**SET TASK**
Leave out the pictures and transcribe everything else exactly.

-=-=-=-=-

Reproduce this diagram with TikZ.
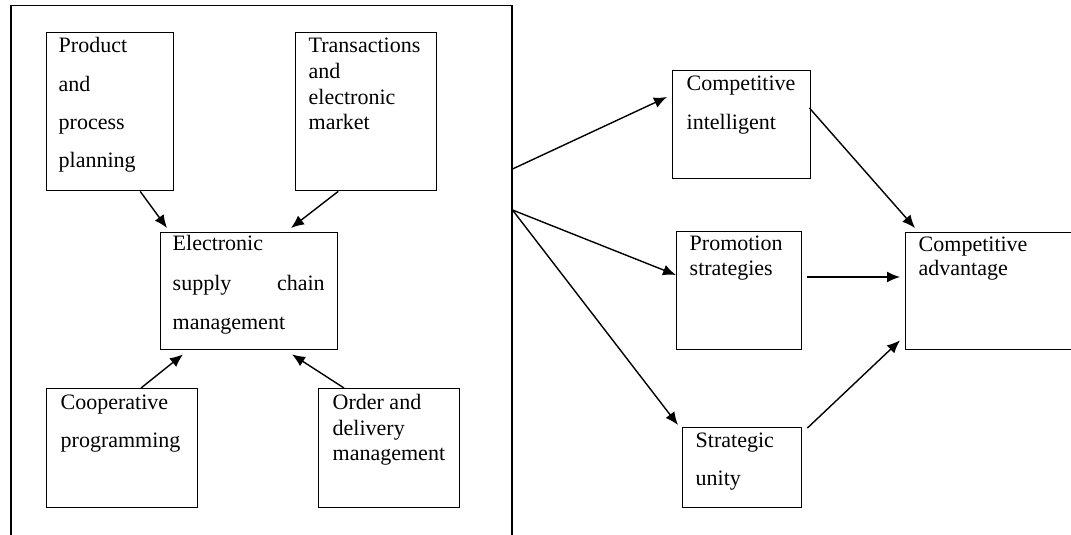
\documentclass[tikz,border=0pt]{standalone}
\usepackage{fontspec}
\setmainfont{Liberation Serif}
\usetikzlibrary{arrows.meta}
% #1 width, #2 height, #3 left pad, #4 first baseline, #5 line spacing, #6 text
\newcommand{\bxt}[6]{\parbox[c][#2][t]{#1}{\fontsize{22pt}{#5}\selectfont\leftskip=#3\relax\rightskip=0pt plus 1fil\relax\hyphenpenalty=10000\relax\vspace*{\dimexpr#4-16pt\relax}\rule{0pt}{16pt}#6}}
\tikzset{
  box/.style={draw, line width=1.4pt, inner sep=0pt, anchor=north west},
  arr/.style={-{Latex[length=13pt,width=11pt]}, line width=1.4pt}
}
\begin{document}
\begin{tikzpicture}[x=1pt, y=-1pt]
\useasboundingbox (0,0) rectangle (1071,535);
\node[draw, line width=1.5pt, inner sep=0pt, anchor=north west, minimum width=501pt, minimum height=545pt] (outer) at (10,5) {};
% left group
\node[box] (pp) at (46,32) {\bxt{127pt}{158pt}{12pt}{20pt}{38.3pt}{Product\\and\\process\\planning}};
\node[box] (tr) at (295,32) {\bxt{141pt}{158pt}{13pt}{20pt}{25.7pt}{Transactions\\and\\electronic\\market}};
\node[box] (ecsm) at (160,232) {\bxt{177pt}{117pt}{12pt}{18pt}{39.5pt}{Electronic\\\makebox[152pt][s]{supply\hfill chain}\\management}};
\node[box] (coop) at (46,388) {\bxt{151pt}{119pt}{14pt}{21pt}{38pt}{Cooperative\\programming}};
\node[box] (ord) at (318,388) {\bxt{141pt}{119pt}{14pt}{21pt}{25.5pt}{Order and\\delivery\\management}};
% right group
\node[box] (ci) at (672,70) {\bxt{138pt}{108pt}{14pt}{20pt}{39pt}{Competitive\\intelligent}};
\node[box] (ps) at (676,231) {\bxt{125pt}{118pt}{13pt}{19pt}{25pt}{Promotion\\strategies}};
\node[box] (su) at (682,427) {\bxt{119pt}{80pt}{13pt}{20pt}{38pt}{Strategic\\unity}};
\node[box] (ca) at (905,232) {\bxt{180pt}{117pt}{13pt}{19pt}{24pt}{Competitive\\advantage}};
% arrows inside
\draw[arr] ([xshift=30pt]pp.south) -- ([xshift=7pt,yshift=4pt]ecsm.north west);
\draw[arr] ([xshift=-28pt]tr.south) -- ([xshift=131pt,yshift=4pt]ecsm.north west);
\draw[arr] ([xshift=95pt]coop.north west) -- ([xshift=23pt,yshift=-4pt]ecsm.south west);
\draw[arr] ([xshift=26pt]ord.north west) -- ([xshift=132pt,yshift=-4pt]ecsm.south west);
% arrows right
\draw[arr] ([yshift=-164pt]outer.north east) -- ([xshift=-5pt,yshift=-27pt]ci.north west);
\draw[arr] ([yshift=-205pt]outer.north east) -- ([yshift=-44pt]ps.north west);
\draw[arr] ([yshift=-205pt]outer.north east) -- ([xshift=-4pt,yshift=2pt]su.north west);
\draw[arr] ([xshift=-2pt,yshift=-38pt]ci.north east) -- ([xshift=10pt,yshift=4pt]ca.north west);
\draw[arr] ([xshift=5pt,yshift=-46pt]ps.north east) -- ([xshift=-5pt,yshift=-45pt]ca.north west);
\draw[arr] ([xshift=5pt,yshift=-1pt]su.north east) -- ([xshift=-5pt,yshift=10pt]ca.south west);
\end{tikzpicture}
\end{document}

-=-=-=-=-

**SOLUTION FOR THIS PROBLEM**
Reproduce this diagram with TikZ.
\documentclass[tikz,border=0pt]{standalone}
\usepackage{fontspec}
\setmainfont{Liberation Serif}
\usetikzlibrary{arrows.meta}
% #1 width, #2 height, #3 left pad, #4 first baseline, #5 line spacing, #6 text
\newcommand{\bxt}[6]{\parbox[c][#2][t]{#1}{\fontsize{22pt}{#5}\selectfont\leftskip=#3\relax\rightskip=0pt plus 1fil\relax\hyphenpenalty=10000\relax\vspace*{\dimexpr#4-16pt\relax}\rule{0pt}{16pt}#6}}
\tikzset{
  box/.style={draw, line width=1.4pt, inner sep=0pt, anchor=north west},
  arr/.style={-{Latex[length=13pt,width=11pt]}, line width=1.4pt}
}
\begin{document}
\begin{tikzpicture}[x=1pt, y=-1pt]
\useasboundingbox (0,0) rectangle (1071,535);
\node[draw, line width=1.5pt, inner sep=0pt, anchor=north west, minimum width=501pt, minimum height=545pt] (outer) at (10,5) {};
% left group
\node[box] (pp) at (46,32) {\bxt{127pt}{158pt}{12pt}{20pt}{38.3pt}{Product\\and\\process\\planning}};
\node[box] (tr) at (295,32) {\bxt{141pt}{158pt}{13pt}{20pt}{25.7pt}{Transactions\\and\\electronic\\market}};
\node[box] (ecsm) at (160,232) {\bxt{177pt}{117pt}{12pt}{18pt}{39.5pt}{Electronic\\\makebox[152pt][s]{supply\hfill chain}\\management}};
\node[box] (coop) at (46,388) {\bxt{151pt}{119pt}{14pt}{21pt}{38pt}{Cooperative\\programming}};
\node[box] (ord) at (318,388) {\bxt{141pt}{119pt}{14pt}{21pt}{25.5pt}{Order and\\delivery\\management}};
% right group
\node[box] (ci) at (672,70) {\bxt{138pt}{108pt}{14pt}{20pt}{39pt}{Competitive\\intelligent}};
\node[box] (ps) at (676,231) {\bxt{125pt}{118pt}{13pt}{19pt}{25pt}{Promotion\\strategies}};
\node[box] (su) at (682,427) {\bxt{119pt}{80pt}{13pt}{20pt}{38pt}{Strategic\\unity}};
\node[box] (ca) at (905,232) {\bxt{180pt}{117pt}{13pt}{19pt}{24pt}{Competitive\\advantage}};
% arrows inside
\draw[arr] ([xshift=30pt]pp.south) -- ([xshift=7pt,yshift=4pt]ecsm.north west);
\draw[arr] ([xshift=-28pt]tr.south) -- ([xshift=131pt,yshift=4pt]ecsm.north west);
\draw[arr] ([xshift=95pt]coop.north west) -- ([xshift=23pt,yshift=-4pt]ecsm.south west);
\draw[arr] ([xshift=26pt]ord.north west) -- ([xshift=132pt,yshift=-4pt]ecsm.south west);
% arrows right
\draw[arr] ([yshift=-164pt]outer.north east) -- ([xshift=-5pt,yshift=-27pt]ci.north west);
\draw[arr] ([yshift=-205pt]outer.north east) -- ([yshift=-44pt]ps.north west);
\draw[arr] ([yshift=-205pt]outer.north east) -- ([xshift=-4pt,yshift=2pt]su.north west);
\draw[arr] ([xshift=-2pt,yshift=-38pt]ci.north east) -- ([xshift=10pt,yshift=4pt]ca.north west);
\draw[arr] ([xshift=5pt,yshift=-46pt]ps.north east) -- ([xshift=-5pt,yshift=-45pt]ca.north west);
\draw[arr] ([xshift=5pt,yshift=-1pt]su.north east) -- ([xshift=-5pt,yshift=10pt]ca.south west);
\end{tikzpicture}
\end{document}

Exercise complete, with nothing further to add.